Now you can see why I thought it appropriate to insert my anecdote here. This Duke, since deceased, was quite a significant Duke, even in the list of Dukes.


Later in the doctor's waiting room I was flipping through a glossy magazine which had a feature on the top ten biggest landowners in Britain. At the top was The Queen, closely followed by my Duke in position number two. He appeared to own quite a lot of Scotland, 217,000 acres (87,000 hectares) to be precise, and I was waiting for his cheque to clear. The Duke had 10 other Lordly titles, two stately homes, a castle and a palace. That's why he must have needed so many pictures.


When I told my boss, he was very proud of me and he photo-copied the cheque as a souvenir, before depositing it in the bank, he said you can't be too careful.


So, back to the Duke of Bedford. When I saw all the grand buildings in Tavistock and read that he had built 100 cottages for his miners I wondered what his own house must look like. So here it is. Well, just under half of it. More than half of it was demolished in 1950.

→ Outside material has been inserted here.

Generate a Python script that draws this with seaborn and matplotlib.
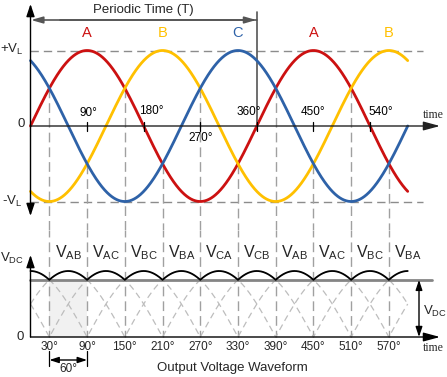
import numpy as np
import pandas as pd
import matplotlib
matplotlib.use("Agg")
import matplotlib.pyplot as plt
import seaborn as sns

# ---------------- data ----------------
phase_names = ["A", "B", "C"]
phase_shift_deg = [0, -120, 120]          # A starts rising at 0, C at +0.866, B at -0.866
phase_colors = ["#CC1111", "#FFC000", "#2E62A8"]
theta_end_deg = 600                        # waveforms are drawn from 0 to 600 degrees

peak_labels = ["A", "B", "C", "A", "B"]
peak_label_deg = [90, 210, 330, 450, 570]

top_tick_deg = [90, 180, 270, 360, 450, 540]
top_tick_labels = ["90°", "180°", "270°", "360°", "450°", "540°"]

crossing_deg = [30, 90, 150, 210, 270, 330, 390, 450, 510, 570]
bottom_tick_labels = ["30°", "90°", "150°", "210°", "270°", "330°", "390°", "450°", "510°", "570°"]

segment_labels = ["AB", "AC", "BC", "BA", "CA", "CB", "AB", "AC", "BC", "BA"]
segment_center_deg = [60, 120, 180, 240, 300, 360, 420, 480, 540, 600]
line_pairs = [("A", "B"), ("B", "C"), ("C", "A")]

period_deg = 360
# ---------------------------------------------------------------

sns.set_style("white")
plt.rcParams["font.family"] = ["Liberation Sans", "DejaVu Sans"]
plt.rcParams["mathtext.fontset"] = "custom"
plt.rcParams["mathtext.rm"] = "Liberation Sans"
plt.rcParams["mathtext.it"] = "Liberation Sans"
plt.rcParams["lines.scale_dashes"] = False

W, H = 447, 377
X0, PXD = 30.5, 0.6287          # pixel of 0 deg, pixels per degree
UY0, UA = 126.0, 75.5           # upper: zero pixel row, pixels per unit
LY0, LA = 337.0, 38.1           # lower: zero pixel row, pixels per unit
SPLIT = 230.0


def xd(px):
    return (px - X0) / PXD


def uy(py):
    return (UY0 - py) / UA


def ly(py):
    return (LY0 - py) / LA


fig = plt.figure(figsize=(W / 100, H / 100), dpi=100)
ax1 = fig.add_axes([0, (H - SPLIT) / H, 1, SPLIT / H])
ax2 = fig.add_axes([0, 0, 1, (H - SPLIT) / H])
for ax in (ax1, ax2):
    ax.set_xlim(xd(0), xd(W))
    ax.axis("off")
ax1.set_ylim(uy(SPLIT), uy(0))
ax2.set_ylim(ly(H), ly(SPLIT))

# phase waveforms
theta = np.linspace(0, theta_end_deg, 1201)
phase_vals = {n: np.sin(np.radians(theta + s)) for n, s in zip(phase_names, phase_shift_deg)}
df = pd.concat([pd.DataFrame({"theta": theta, "v": phase_vals[n], "phase": n}) for n in phase_names])
pal = dict(zip(phase_names, phase_colors))

# dashed reference lines +VL / -VL
for v in (1, -1):
    ax1.plot([0, xd(423)], [v, v], color="#8C8C8C", lw=1.0, linestyle=(0, (6, 3.6)), zorder=1)

# vertical dashed lines through crossings (upper part and lower part)
for d in crossing_deg:
    idx = int(round(d / theta_end_deg * (len(theta) - 1)))
    vals = sorted(phase_vals[n][idx] for n in phase_names)
    start = vals[1]
    ax1.plot([d, d], [start, uy(SPLIT)], color="#A0A0A0", lw=1.0, linestyle=(0, (7, 3.6)), zorder=1)
    ax2.plot([d, d], [ly(SPLIT), 0], color="#A0A0A0", lw=1.0, linestyle=(2, (7, 3.6)), zorder=1)

sns.lineplot(data=df, x="theta", y="v", hue="phase", palette=pal, ax=ax1,
             legend=False, linewidth=2.0, estimator=None, sort=False, zorder=3)
ax1.set_xlim(xd(0), xd(W))
ax1.set_ylim(uy(SPLIT), uy(0))
ax1.axis("off")

# axes arrows (upper)
ax1.annotate("", xy=(xd(440), 0), xytext=(0, 0),
             arrowprops=dict(arrowstyle="-|>,head_length=1.0,head_width=0.27", color="#222222",
                             lw=1.0, shrinkA=0, shrinkB=0), zorder=4)
ax1.annotate("", xy=(0, uy(4)), xytext=(0, uy(216)),
             arrowprops=dict(arrowstyle="<|-|>,head_length=0.75,head_width=0.25", color="black",
                             lw=1.0, shrinkA=0, shrinkB=0), zorder=4)
for d in top_tick_deg:
    ax1.plot([d, d], [uy(121.5), uy(130.5)], color="black", lw=0.9, zorder=4)

top_label_xy = [(xd(88), uy(113)), (xd(151), uy(111)), (xd(200.5), uy(138)),
                (xd(249), uy(112)), (xd(313), uy(112)), (xd(381), uy(112))]
for lab, (x, y) in zip(top_tick_labels, top_label_xy):
    ax1.text(x, y, lab, ha="center", va="center", fontsize=8.5, color="black", zorder=5)

ax1.text(xd(433), uy(115), "time", family=["Liberation Serif"], fontsize=8.5,
         ha="center", va="center")

ax1.text(xd(12), uy(49), r"+V$_\mathrm{L}$", ha="center", va="center", fontsize=9.5)
ax1.text(xd(21), uy(124), "0", ha="center", va="center", fontsize=9.5)
ax1.text(xd(12), uy(201), r"-V$_\mathrm{L}$", ha="center", va="center", fontsize=9.5)

for lab, d in zip(peak_labels, peak_label_deg):
    ax1.text(d, uy(33), lab, ha="center", va="center", fontsize=10.5, color=pal[lab])

# periodic time arrow
ax1.annotate("", xy=(xd(31), uy(20)), xytext=(period_deg, uy(20)),
             arrowprops=dict(arrowstyle="-|>,head_length=0.7,head_width=0.2", color="#555555",
                             lw=1.2, shrinkA=0, shrinkB=0))
ax1.annotate("", xy=(period_deg - 0.8, uy(20)), xytext=(xd(60), uy(20)),
             arrowprops=dict(arrowstyle="-|>,head_length=0.7,head_width=0.2", color="#555555",
                             lw=1.2, shrinkA=0, shrinkB=0))
ax1.plot([period_deg, period_deg], [uy(12), uy(130)], color="#555555", lw=1.2)
ax1.text(period_deg / 2, uy(10), "Periodic Time (T)", ha="center", va="center", fontsize=9.5)

# ---------------- lower plot: rectified output ----------------
ripple = np.max(np.vstack([phase_vals[n] for n in phase_names]), axis=0) - \
         np.min(np.vstack([phase_vals[n] for n in phase_names]), axis=0)
ldf = pd.concat([pd.DataFrame({"theta": theta, "v": np.abs(phase_vals[a] - phase_vals[b]),
                               "pair": a + b}) for a, b in line_pairs])
cusp = float(np.sqrt(3) * np.cos(np.radians(30)))

ax2.fill_between([30, 90], 0, cusp, color="#F1F1F1", lw=0, zorder=0)
sns.lineplot(data=ldf, x="theta", y="v", hue="pair",
             palette={a + b: "#BDBDBD" for a, b in line_pairs}, ax=ax2, legend=False,
             linewidth=0.9, estimator=None, sort=False, linestyle=(0, (4.5, 3)), zorder=1)
ax2.plot([0, xd(432)], [cusp, cusp], color="#858585", lw=2.0, zorder=2)
sns.lineplot(x=theta, y=ripple, ax=ax2, color="black", linewidth=1.3, estimator=None,
             sort=False, zorder=3)
ax2.set_xlim(xd(0), xd(W))
ax2.set_ylim(ly(H), ly(SPLIT))
ax2.axis("off")

ax2.annotate("", xy=(xd(440), 0), xytext=(0, 0),
             arrowprops=dict(arrowstyle="-|>,head_length=1.0,head_width=0.27", color="black",
                             lw=1.0, shrinkA=0, shrinkB=0), zorder=4)
ax2.annotate("", xy=(0, ly(255)), xytext=(0, 0),
             arrowprops=dict(arrowstyle="-|>,head_length=0.75,head_width=0.25", color="black",
                             lw=1.0, shrinkA=0, shrinkB=0), zorder=4)
ax2.annotate("", xy=(xd(419), 0), xytext=(xd(419), cusp),
             arrowprops=dict(arrowstyle="<|-|>,head_length=0.6,head_width=0.2", color="black",
                             lw=1.0, shrinkA=0, shrinkB=0), zorder=4)

for lab, d in zip(bottom_tick_labels, crossing_deg):
    ax2.text(d, ly(347), lab, ha="center", va="center", fontsize=8.5)
for lab, d in zip(segment_labels, segment_center_deg):
    ax2.text(d, ly(257), r"V$_\mathrm{%s}$" % lab, ha="center", va="baseline", fontsize=11.5)

ax2.text(xd(12), ly(262), r"V$_\mathrm{DC}$", ha="center", va="baseline", fontsize=9.5)
ax2.text(xd(435), ly(315), r"V$_\mathrm{DC}$", ha="center", va="baseline", fontsize=9.5)
ax2.text(xd(20), ly(337), "0", ha="center", va="center", fontsize=9.5)
ax2.text(xd(433), ly(348), "time", family=["Liberation Serif"], fontsize=8.5,
         ha="center", va="center")

# 60 degree span marker
ax2.annotate("", xy=(30, ly(360)), xytext=(90, ly(360)),
             arrowprops=dict(arrowstyle="<|-|>,head_length=0.55,head_width=0.18", color="black",
                             lw=1.0, shrinkA=0, shrinkB=0))
for d in (30, 90):
    ax2.plot([d, d], [ly(351), ly(366)], color="black", lw=0.9)
ax2.text(60, ly(369), "60°", ha="center", va="center", fontsize=8.5)
ax2.text(xd(232), ly(368), "Output Voltage Waveform", ha="center", va="center", fontsize=9.5)

fig.savefig("out.png", dpi=100)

This was once the main Post Office as you can tell from the overkill in mail boxes at the front. Not just double fronted but two of them. Today it is a supermarket with a small Post Office counter.


The mail boxes are some of the Covid Priority boxes for mailing test samples. It means they have guaranteed collections including Saturday and Sunday. The mail also receives special handling.


This is the river Tavi and the riverside walk, again lined with castellations. The Tavi is a tributary of the river Tamar which forms most of the border between Devon and Cornwall.

Back in Tavistock's main square is the Town Hall with castellations.

A look back to the side view of the Bedford Hotel, with castellations and lots and lots of chimneys. Every chimney would have indicated a maid carrying buckets of coal.

Through the Gothic portico at the Town Hall, into the main square.

Here is the museum selling books and maps. This map gives an indication of the number of mines surrounding the town. The small black shapes are the engine houses, a distinctive structure erected over the past 200 years to house the water pumping engines or winding engines serving the mines below.

This is a remaining engine house in nearby Cornwall.

This well camouflaged artwork below is The Tree by Rosie Fierek. I only just spotted it because it was hidden in the shadows. In fact when I was photographing it a local couple stopped to express surprise that it was there as they walk past every week and had never noticed it. They thanked me for drawing it to their attention. I will leave the explanation to the detail shown below.





The fruits of the tree represent aspects of the town and this poor quality close up below is only included as a clue to Tavistock Part 3 as this aspect will form the core of the third part.

A few market stalls were scattered around the square, but Tavistock's world famous Pannier Market will have to wait for another visit. Situated at the very heart of the historic town is the ancient Pannier Market. The Market was granted its Royal Charter in 1105 and has survived without a break for over 900 years. The intense heat and the fact that it is in a covered hall where I would have to wear a mask, precluded photographing it on this visit.